• **The request**
Copy word for word the lines in the records below, starting at the line with "Give me the Plotly.js source for this chart." and ending at the line with "6.5, 7, 7.5];". Skip the pictures.

----

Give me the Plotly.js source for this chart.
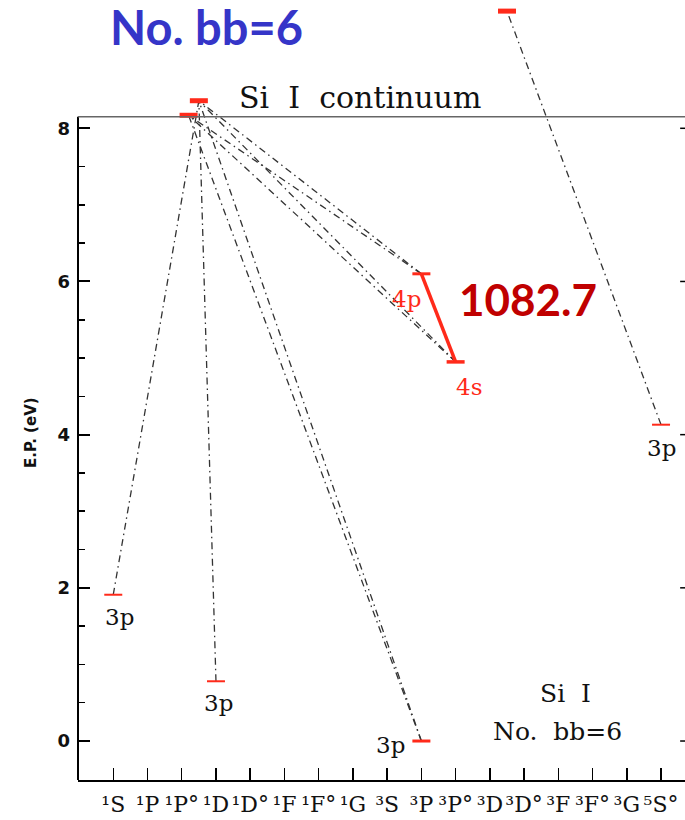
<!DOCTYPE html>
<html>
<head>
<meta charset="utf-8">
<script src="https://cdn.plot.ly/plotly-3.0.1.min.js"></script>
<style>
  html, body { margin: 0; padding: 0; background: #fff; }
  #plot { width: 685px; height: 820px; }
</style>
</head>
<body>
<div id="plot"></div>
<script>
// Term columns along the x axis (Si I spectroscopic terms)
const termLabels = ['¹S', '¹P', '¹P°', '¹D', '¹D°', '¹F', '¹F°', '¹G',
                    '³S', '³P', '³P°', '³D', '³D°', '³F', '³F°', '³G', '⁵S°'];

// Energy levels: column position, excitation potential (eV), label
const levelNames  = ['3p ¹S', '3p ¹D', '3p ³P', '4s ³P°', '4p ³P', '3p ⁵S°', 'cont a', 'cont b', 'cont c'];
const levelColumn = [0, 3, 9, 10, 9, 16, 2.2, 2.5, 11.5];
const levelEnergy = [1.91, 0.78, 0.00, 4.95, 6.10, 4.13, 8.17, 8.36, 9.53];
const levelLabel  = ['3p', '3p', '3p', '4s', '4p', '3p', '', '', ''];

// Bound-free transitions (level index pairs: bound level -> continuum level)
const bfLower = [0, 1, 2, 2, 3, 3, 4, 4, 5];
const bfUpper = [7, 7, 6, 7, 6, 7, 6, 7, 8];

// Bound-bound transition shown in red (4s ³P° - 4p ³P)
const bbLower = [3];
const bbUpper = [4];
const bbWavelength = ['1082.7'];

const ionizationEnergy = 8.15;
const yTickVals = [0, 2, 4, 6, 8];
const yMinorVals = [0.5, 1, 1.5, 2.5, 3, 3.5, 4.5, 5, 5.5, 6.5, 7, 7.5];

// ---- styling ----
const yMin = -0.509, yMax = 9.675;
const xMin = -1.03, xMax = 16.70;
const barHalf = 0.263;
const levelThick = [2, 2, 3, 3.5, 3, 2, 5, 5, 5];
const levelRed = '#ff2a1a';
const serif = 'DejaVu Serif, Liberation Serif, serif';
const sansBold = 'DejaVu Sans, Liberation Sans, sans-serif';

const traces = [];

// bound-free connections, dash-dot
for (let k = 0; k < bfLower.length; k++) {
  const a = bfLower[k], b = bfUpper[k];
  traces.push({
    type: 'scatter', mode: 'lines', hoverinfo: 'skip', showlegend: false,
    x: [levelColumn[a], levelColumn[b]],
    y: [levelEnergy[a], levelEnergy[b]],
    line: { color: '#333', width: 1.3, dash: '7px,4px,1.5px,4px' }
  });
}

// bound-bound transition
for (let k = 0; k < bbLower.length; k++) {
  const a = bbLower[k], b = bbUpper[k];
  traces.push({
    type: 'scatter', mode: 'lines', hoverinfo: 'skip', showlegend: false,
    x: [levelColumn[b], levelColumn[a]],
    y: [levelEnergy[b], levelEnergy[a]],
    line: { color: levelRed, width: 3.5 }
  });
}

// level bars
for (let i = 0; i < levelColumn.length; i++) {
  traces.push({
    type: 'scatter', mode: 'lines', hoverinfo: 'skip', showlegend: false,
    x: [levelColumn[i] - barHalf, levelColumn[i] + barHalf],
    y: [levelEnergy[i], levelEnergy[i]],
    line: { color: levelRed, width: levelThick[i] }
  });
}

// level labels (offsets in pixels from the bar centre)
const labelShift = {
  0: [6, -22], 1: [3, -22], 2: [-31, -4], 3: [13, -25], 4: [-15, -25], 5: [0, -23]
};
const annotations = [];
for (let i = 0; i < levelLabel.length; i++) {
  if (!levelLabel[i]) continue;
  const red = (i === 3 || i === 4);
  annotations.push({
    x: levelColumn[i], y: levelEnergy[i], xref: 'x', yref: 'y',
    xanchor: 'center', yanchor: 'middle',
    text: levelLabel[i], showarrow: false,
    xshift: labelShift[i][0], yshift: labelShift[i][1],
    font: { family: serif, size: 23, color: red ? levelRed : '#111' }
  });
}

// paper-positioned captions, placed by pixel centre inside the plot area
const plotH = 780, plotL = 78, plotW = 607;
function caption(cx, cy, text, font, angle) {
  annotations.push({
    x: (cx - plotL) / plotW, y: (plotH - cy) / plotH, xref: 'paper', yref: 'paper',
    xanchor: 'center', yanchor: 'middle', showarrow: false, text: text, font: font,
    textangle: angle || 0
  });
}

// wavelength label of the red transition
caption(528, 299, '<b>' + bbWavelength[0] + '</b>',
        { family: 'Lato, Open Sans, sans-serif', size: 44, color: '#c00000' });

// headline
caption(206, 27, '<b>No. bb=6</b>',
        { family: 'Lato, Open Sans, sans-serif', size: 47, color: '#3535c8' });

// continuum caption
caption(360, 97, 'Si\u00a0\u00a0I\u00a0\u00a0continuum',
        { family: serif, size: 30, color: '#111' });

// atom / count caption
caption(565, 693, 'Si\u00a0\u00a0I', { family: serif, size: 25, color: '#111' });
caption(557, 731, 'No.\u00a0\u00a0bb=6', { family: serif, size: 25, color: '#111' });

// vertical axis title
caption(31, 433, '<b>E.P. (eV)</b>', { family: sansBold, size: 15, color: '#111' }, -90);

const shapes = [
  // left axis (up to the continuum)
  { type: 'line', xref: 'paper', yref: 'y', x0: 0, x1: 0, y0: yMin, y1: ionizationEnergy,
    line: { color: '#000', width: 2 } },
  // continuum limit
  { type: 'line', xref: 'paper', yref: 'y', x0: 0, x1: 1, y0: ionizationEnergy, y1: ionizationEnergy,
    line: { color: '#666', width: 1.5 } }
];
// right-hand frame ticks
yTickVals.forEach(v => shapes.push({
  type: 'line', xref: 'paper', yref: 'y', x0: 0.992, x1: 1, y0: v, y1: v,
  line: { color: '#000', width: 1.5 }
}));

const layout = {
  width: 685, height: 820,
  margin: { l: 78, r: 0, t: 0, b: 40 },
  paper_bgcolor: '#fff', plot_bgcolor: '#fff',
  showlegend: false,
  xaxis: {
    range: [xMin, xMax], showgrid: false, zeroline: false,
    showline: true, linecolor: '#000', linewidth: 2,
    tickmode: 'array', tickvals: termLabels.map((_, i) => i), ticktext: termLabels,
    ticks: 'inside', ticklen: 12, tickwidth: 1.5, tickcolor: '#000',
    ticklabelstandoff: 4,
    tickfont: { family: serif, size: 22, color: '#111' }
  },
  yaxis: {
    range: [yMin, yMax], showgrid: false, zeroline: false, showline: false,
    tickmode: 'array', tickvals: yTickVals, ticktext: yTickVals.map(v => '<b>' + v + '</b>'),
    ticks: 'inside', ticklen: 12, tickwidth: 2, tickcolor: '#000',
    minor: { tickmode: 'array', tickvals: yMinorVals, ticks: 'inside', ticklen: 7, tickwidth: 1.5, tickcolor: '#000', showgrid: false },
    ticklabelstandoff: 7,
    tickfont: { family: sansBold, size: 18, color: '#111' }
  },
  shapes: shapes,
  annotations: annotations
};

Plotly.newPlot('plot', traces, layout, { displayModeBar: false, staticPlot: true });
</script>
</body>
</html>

----

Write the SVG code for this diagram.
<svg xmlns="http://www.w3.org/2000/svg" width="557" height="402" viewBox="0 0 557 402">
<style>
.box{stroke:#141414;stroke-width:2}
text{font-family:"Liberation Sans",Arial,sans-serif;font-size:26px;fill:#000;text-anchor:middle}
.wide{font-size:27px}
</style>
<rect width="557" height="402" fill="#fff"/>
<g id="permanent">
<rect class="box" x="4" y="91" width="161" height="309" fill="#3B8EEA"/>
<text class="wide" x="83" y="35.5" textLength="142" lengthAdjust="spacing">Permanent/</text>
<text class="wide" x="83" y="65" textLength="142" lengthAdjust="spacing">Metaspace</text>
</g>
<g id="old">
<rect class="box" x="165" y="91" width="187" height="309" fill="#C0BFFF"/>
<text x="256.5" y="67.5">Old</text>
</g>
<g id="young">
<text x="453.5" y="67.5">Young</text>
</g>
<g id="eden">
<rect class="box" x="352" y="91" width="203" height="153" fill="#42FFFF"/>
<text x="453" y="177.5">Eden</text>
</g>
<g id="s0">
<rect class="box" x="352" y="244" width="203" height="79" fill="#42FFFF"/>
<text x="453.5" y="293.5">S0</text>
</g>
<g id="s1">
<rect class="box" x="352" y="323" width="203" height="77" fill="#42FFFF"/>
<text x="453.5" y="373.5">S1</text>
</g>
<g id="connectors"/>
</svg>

----

• **Task result**
Give me the Plotly.js source for this chart.
<!DOCTYPE html>
<html>
<head>
<meta charset="utf-8">
<script src="https://cdn.plot.ly/plotly-3.0.1.min.js"></script>
<style>
  html, body { margin: 0; padding: 0; background: #fff; }
  #plot { width: 685px; height: 820px; }
</style>
</head>
<body>
<div id="plot"></div>
<script>
// Term columns along the x axis (Si I spectroscopic terms)
const termLabels = ['¹S', '¹P', '¹P°', '¹D', '¹D°', '¹F', '¹F°', '¹G',
                    '³S', '³P', '³P°', '³D', '³D°', '³F', '³F°', '³G', '⁵S°'];

// Energy levels: column position, excitation potential (eV), label
const levelNames  = ['3p ¹S', '3p ¹D', '3p ³P', '4s ³P°', '4p ³P', '3p ⁵S°', 'cont a', 'cont b', 'cont c'];
const levelColumn = [0, 3, 9, 10, 9, 16, 2.2, 2.5, 11.5];
const levelEnergy = [1.91, 0.78, 0.00, 4.95, 6.10, 4.13, 8.17, 8.36, 9.53];
const levelLabel  = ['3p', '3p', '3p', '4s', '4p', '3p', '', '', ''];

// Bound-free transitions (level index pairs: bound level -> continuum level)
const bfLower = [0, 1, 2, 2, 3, 3, 4, 4, 5];
const bfUpper = [7, 7, 6, 7, 6, 7, 6, 7, 8];

// Bound-bound transition shown in red (4s ³P° - 4p ³P)
const bbLower = [3];
const bbUpper = [4];
const bbWavelength = ['1082.7'];

const ionizationEnergy = 8.15;
const yTickVals = [0, 2, 4, 6, 8];
const yMinorVals = [0.5, 1, 1.5, 2.5, 3, 3.5, 4.5, 5, 5.5, 6.5, 7, 7.5];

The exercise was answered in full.